Llegaron hace miles de años desde Próximo Oriente, desde Asia Menor. Navegarían en buques de cabotaje sin perder de la vista la costa mediterránea que los ve crecer. Y aquí vivieron un siglo, sin que la mosca, la caparreta , el cotonet o los hongos de la negreta pudieran derribarlos o secarlos. Poco eficaces resultaron los tratamientos químicos contra las plagas de nuestros olivos. Pero las podas y el invierno y las cuatro gotas desordenadas que les dejaban caer las nubes los conservaban. Ahora ya no se conservan. Ahora los venden, los arrancan cuidadosamente y viajan motorizados a otros lugares, a otras latitudes, y adornan el jardín privado o el asfalto urbano. Y un olivo en la villa costera de un potentado ya no es un olivo. Y el verde plateado de sus hojas en medio del asfalto, los gases y los motores ya no es color.

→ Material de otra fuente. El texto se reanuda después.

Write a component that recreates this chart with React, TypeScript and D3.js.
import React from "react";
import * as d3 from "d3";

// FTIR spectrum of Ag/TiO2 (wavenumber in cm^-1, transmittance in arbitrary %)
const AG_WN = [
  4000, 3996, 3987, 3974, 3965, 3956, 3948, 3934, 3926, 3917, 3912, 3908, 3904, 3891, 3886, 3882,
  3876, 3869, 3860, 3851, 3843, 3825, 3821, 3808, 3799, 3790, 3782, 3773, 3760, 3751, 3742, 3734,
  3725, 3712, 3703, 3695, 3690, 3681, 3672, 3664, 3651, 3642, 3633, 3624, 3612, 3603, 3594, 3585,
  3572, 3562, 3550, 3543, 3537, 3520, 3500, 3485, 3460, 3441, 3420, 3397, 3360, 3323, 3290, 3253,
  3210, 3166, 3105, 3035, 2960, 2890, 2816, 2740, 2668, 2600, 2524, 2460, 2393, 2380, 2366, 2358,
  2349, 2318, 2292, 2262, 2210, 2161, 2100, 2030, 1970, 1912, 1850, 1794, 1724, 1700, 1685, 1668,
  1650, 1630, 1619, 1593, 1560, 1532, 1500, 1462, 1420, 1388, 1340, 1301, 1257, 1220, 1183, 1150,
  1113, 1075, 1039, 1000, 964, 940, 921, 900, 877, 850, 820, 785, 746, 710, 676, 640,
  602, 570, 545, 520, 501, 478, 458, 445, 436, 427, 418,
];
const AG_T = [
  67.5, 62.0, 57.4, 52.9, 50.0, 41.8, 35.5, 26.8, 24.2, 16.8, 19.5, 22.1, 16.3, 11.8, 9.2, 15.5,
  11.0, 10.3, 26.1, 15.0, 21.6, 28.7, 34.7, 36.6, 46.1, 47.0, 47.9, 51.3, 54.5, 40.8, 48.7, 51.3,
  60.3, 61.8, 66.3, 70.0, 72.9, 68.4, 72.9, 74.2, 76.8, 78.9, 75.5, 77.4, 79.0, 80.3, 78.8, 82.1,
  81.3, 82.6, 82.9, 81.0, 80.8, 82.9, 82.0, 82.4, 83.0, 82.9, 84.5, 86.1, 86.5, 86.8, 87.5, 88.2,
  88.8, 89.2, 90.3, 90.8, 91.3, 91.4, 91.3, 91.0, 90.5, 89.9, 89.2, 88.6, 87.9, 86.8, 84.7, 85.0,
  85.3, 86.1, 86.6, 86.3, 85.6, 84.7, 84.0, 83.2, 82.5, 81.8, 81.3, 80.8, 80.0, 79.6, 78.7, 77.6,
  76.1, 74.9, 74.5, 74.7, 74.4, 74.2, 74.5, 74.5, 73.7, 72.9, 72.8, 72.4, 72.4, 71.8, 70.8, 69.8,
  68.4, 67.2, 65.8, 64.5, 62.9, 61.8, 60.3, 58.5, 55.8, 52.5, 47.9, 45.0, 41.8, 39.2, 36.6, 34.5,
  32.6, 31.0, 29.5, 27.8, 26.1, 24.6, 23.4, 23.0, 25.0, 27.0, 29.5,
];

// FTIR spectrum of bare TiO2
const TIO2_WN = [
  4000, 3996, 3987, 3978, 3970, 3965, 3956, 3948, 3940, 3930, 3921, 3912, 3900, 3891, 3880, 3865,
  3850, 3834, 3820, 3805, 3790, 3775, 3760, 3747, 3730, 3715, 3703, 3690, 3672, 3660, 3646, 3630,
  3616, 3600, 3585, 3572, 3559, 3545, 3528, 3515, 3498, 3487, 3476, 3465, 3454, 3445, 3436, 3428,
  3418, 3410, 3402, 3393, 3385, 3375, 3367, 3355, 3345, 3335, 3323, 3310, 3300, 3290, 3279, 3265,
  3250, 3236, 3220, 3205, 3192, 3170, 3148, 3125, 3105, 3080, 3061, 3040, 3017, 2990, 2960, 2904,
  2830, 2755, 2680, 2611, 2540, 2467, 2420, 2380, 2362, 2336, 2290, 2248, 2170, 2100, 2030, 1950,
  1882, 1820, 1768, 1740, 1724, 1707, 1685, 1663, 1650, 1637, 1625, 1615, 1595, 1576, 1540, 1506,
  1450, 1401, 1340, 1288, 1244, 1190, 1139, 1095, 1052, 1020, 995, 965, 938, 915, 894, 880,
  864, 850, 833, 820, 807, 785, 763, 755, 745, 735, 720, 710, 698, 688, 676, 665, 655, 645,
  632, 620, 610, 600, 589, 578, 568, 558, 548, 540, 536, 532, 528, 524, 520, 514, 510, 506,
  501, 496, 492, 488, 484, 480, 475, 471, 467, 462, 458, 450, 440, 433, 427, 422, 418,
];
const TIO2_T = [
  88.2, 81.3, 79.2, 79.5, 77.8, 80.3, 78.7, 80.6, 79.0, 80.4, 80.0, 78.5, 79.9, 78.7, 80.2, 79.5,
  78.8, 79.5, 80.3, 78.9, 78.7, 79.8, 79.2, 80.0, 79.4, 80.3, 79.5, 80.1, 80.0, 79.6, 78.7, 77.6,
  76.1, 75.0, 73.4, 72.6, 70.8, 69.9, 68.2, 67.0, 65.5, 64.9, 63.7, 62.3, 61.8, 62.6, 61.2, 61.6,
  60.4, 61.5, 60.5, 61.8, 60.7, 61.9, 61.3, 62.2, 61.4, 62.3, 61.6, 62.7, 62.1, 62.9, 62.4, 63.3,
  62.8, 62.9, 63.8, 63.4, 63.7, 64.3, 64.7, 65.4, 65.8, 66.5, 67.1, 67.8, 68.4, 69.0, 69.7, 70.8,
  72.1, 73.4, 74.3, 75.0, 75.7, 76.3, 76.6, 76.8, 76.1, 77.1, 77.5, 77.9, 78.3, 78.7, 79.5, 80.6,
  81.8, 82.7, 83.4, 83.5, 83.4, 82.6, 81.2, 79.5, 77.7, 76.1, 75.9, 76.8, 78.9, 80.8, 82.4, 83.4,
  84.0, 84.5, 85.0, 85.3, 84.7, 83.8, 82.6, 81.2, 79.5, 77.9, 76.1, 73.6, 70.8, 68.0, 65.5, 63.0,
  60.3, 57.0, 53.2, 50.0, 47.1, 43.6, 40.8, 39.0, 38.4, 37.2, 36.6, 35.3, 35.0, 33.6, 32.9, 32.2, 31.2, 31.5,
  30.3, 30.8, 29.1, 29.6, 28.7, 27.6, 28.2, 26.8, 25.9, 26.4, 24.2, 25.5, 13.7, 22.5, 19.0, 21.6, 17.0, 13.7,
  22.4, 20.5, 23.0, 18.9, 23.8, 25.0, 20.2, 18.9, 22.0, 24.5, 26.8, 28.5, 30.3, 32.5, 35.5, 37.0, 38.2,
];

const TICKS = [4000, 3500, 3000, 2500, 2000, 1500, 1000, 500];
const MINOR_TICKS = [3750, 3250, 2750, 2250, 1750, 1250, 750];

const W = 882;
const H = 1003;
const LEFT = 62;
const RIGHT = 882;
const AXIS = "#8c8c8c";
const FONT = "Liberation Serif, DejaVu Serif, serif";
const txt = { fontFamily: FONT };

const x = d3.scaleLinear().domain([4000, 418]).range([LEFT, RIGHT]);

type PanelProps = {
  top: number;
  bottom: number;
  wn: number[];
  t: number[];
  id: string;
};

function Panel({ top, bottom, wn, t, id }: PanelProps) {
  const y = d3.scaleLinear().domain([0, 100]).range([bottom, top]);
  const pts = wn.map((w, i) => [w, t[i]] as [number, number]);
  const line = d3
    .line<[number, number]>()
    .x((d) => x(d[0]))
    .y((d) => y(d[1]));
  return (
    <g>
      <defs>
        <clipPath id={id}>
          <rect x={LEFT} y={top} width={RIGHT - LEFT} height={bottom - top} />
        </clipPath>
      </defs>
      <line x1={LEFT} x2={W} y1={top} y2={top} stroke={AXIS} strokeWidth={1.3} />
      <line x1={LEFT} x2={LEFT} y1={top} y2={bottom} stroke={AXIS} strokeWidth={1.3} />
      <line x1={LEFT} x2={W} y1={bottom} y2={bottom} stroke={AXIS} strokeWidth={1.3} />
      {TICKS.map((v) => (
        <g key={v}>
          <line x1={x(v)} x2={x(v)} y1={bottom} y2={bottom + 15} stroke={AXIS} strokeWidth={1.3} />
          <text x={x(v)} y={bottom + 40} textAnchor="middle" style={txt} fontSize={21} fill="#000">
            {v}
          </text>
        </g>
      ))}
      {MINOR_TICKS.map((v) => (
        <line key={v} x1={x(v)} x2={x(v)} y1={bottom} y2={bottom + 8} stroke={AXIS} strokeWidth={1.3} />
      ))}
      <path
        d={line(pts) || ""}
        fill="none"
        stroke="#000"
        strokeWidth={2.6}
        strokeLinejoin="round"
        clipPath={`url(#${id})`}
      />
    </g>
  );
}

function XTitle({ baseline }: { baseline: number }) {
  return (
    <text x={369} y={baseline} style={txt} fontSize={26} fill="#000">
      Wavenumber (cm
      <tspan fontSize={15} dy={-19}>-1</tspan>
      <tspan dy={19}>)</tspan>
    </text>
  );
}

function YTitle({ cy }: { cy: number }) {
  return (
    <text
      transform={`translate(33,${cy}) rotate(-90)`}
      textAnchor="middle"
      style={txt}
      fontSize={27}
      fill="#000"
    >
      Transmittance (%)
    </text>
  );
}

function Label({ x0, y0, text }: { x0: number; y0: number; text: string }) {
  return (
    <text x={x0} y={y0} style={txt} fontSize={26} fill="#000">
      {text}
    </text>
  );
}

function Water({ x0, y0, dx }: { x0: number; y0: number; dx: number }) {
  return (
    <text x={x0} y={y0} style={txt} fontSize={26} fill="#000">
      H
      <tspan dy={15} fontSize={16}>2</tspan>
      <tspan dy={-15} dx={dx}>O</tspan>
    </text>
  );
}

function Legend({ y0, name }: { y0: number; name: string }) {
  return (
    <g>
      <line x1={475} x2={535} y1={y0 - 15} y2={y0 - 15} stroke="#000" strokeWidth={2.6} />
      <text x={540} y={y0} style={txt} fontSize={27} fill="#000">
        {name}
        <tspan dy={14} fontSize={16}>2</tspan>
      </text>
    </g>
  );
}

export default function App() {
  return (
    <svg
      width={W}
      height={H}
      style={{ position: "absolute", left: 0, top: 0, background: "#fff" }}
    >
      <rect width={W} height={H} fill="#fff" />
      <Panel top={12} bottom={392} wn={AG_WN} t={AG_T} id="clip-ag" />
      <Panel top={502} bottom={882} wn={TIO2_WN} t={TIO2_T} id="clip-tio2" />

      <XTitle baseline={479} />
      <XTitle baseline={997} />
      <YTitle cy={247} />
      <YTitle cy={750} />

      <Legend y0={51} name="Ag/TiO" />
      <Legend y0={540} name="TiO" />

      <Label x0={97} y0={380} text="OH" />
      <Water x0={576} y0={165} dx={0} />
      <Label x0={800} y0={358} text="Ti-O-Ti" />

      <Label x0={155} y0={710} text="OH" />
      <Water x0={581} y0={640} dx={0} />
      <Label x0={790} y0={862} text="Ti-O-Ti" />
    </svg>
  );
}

El lobo depredador de rebaños desapareció en el País Valenciano hace ya muchos años. En su lugar apareció el lobo mercantilista, cuyo instinto económico, más que instinto de supervivencia, le da una importancia primordial al comercio y al dinero. Todo se puede comprar y vender hasta la flor pequeña y delicada de los olivos. Ese mercantilismo sin limite ni frontera vendió un día nuestra costa, nuestros humedales; cubrió de escombros albuferas y rompió el perfil de nuestros acantilados. Y todo se hubiese podido conservar y todo era compatible con un desarrollo ordenado y respetuoso con el paisaje, la historia y el entorno. Si desaparecen ahora los olivos castellonenses, desaparece también un retazo de historia, de paisaje y de país. La política de expolio de tierras y bienes palestinos, tal y como leíamos hace poco, incluía la destrucción de los bienes patrimoniales árabes, entre ellos los olivos que fueron arrancados en la Franja de Gaza. Aquí los vendemos descaradamente sin que las autoridades muevan un dedo en ese proceso de degradación de un país que queremos moderno y conservacionista.

Una vergüenza puesta de actualidad ahora, entre otros, por este periódico. Una vergüenza que los castellonenses conocemos desde hace varias décadas, es toda esa historia mercantilista con los viejos olivos. Una vergüenza que tendría un rápido fin mediante un decreto del gobierno autonómico con no más de dos artículos o párrafos. El primero de ellos prohibiría el expolio de olivos y se vigilaría su venta y transporte; en el segundo se concederían las ayudas necesarias y anuales para que los propietarios cuidaran esos olivos y su cuidado fuera rentable. La desidia es la mayor agresión que están sufriendo los bellos troncos retorcidos de nuestros olivos.